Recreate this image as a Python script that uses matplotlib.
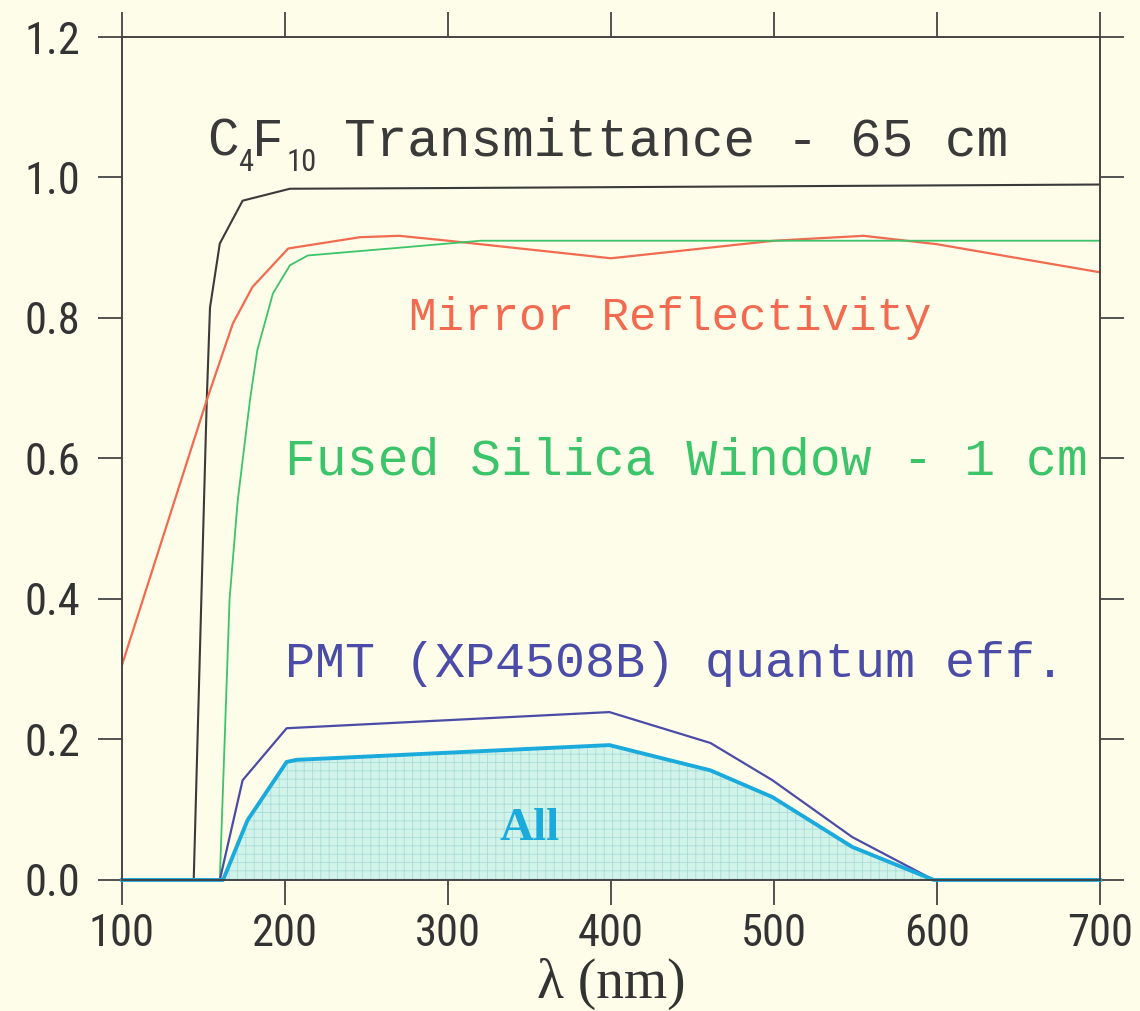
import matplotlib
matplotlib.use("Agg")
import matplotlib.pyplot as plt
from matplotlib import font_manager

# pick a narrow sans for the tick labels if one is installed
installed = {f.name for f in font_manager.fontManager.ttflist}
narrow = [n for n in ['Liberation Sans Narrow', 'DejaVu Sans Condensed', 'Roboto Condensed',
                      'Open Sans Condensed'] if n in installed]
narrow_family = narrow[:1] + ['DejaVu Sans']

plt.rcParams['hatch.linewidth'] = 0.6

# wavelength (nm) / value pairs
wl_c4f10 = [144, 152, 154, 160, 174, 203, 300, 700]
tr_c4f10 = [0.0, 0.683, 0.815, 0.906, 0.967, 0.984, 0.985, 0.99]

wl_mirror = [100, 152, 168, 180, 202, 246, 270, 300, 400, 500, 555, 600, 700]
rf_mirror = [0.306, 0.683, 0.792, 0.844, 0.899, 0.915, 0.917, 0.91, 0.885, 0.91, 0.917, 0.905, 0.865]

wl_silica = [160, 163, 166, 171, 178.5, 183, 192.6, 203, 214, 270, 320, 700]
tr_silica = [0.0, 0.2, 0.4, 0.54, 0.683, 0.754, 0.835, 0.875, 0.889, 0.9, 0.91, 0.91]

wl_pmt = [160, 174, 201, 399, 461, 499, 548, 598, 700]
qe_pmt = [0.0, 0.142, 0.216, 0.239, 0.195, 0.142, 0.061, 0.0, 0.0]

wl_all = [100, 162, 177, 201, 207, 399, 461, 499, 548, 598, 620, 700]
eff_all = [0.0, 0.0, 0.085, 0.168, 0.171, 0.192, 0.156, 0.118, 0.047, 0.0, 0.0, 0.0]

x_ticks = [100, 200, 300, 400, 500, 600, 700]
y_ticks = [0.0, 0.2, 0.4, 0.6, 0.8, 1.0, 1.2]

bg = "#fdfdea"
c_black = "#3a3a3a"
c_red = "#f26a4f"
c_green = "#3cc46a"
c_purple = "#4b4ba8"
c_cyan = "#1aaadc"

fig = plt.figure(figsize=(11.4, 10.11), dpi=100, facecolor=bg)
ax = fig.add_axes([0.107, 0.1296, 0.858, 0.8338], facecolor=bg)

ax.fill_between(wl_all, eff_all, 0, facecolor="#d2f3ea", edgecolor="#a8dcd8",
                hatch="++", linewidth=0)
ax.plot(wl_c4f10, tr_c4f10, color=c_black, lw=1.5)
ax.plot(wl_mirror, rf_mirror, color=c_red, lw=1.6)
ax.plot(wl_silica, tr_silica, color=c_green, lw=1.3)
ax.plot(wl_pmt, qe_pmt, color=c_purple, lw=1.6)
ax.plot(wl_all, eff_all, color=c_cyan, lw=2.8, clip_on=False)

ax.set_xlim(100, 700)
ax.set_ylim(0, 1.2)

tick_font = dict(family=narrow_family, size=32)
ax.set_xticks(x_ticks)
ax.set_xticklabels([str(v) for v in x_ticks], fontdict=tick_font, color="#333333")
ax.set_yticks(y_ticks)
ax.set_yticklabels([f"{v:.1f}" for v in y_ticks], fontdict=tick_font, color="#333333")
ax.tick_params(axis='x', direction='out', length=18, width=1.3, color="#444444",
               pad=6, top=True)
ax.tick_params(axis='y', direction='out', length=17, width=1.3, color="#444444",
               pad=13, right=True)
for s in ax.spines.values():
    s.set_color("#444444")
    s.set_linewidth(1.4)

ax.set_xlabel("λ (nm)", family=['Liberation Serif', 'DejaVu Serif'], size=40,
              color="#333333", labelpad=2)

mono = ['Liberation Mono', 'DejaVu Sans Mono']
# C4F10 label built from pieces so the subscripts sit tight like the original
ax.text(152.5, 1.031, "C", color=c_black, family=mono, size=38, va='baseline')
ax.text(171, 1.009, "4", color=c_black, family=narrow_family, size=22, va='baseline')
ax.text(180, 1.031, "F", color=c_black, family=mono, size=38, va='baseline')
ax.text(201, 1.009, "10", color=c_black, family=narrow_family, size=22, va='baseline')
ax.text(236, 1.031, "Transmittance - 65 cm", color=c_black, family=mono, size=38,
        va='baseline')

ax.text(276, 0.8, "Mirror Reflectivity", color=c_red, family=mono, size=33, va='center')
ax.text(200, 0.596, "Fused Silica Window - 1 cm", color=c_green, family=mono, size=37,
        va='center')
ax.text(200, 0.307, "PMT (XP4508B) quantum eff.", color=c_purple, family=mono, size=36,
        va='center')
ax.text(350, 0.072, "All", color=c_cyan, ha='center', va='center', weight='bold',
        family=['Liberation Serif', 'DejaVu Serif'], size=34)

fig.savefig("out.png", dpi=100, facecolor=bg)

*YOUR GOAL*:
Give every line above again exactly, with no pictures.

*EXERCISE OUTPUT*:
Recreate this image as a Python script that uses matplotlib.
import matplotlib
matplotlib.use("Agg")
import matplotlib.pyplot as plt
from matplotlib import font_manager

# pick a narrow sans for the tick labels if one is installed
installed = {f.name for f in font_manager.fontManager.ttflist}
narrow = [n for n in ['Liberation Sans Narrow', 'DejaVu Sans Condensed', 'Roboto Condensed',
                      'Open Sans Condensed'] if n in installed]
narrow_family = narrow[:1] + ['DejaVu Sans']

plt.rcParams['hatch.linewidth'] = 0.6

# wavelength (nm) / value pairs
wl_c4f10 = [144, 152, 154, 160, 174, 203, 300, 700]
tr_c4f10 = [0.0, 0.683, 0.815, 0.906, 0.967, 0.984, 0.985, 0.99]

wl_mirror = [100, 152, 168, 180, 202, 246, 270, 300, 400, 500, 555, 600, 700]
rf_mirror = [0.306, 0.683, 0.792, 0.844, 0.899, 0.915, 0.917, 0.91, 0.885, 0.91, 0.917, 0.905, 0.865]

wl_silica = [160, 163, 166, 171, 178.5, 183, 192.6, 203, 214, 270, 320, 700]
tr_silica = [0.0, 0.2, 0.4, 0.54, 0.683, 0.754, 0.835, 0.875, 0.889, 0.9, 0.91, 0.91]

wl_pmt = [160, 174, 201, 399, 461, 499, 548, 598, 700]
qe_pmt = [0.0, 0.142, 0.216, 0.239, 0.195, 0.142, 0.061, 0.0, 0.0]

wl_all = [100, 162, 177, 201, 207, 399, 461, 499, 548, 598, 620, 700]
eff_all = [0.0, 0.0, 0.085, 0.168, 0.171, 0.192, 0.156, 0.118, 0.047, 0.0, 0.0, 0.0]

x_ticks = [100, 200, 300, 400, 500, 600, 700]
y_ticks = [0.0, 0.2, 0.4, 0.6, 0.8, 1.0, 1.2]

bg = "#fdfdea"
c_black = "#3a3a3a"
c_red = "#f26a4f"
c_green = "#3cc46a"
c_purple = "#4b4ba8"
c_cyan = "#1aaadc"

fig = plt.figure(figsize=(11.4, 10.11), dpi=100, facecolor=bg)
ax = fig.add_axes([0.107, 0.1296, 0.858, 0.8338], facecolor=bg)

ax.fill_between(wl_all, eff_all, 0, facecolor="#d2f3ea", edgecolor="#a8dcd8",
                hatch="++", linewidth=0)
ax.plot(wl_c4f10, tr_c4f10, color=c_black, lw=1.5)
ax.plot(wl_mirror, rf_mirror, color=c_red, lw=1.6)
ax.plot(wl_silica, tr_silica, color=c_green, lw=1.3)
ax.plot(wl_pmt, qe_pmt, color=c_purple, lw=1.6)
ax.plot(wl_all, eff_all, color=c_cyan, lw=2.8, clip_on=False)

ax.set_xlim(100, 700)
ax.set_ylim(0, 1.2)

tick_font = dict(family=narrow_family, size=32)
ax.set_xticks(x_ticks)
ax.set_xticklabels([str(v) for v in x_ticks], fontdict=tick_font, color="#333333")
ax.set_yticks(y_ticks)
ax.set_yticklabels([f"{v:.1f}" for v in y_ticks], fontdict=tick_font, color="#333333")
ax.tick_params(axis='x', direction='out', length=18, width=1.3, color="#444444",
               pad=6, top=True)
ax.tick_params(axis='y', direction='out', length=17, width=1.3, color="#444444",
               pad=13, right=True)
for s in ax.spines.values():
    s.set_color("#444444")
    s.set_linewidth(1.4)

ax.set_xlabel("λ (nm)", family=['Liberation Serif', 'DejaVu Serif'], size=40,
              color="#333333", labelpad=2)

mono = ['Liberation Mono', 'DejaVu Sans Mono']
# C4F10 label built from pieces so the subscripts sit tight like the original
ax.text(152.5, 1.031, "C", color=c_black, family=mono, size=38, va='baseline')
ax.text(171, 1.009, "4", color=c_black, family=narrow_family, size=22, va='baseline')
ax.text(180, 1.031, "F", color=c_black, family=mono, size=38, va='baseline')
ax.text(201, 1.009, "10", color=c_black, family=narrow_family, size=22, va='baseline')
ax.text(236, 1.031, "Transmittance - 65 cm", color=c_black, family=mono, size=38,
        va='baseline')

ax.text(276, 0.8, "Mirror Reflectivity", color=c_red, family=mono, size=33, va='center')
ax.text(200, 0.596, "Fused Silica Window - 1 cm", color=c_green, family=mono, size=37,
        va='center')
ax.text(200, 0.307, "PMT (XP4508B) quantum eff.", color=c_purple, family=mono, size=36,
        va='center')
ax.text(350, 0.072, "All", color=c_cyan, ha='center', va='center', weight='bold',
        family=['Liberation Serif', 'DejaVu Serif'], size=34)

fig.savefig("out.png", dpi=100, facecolor=bg)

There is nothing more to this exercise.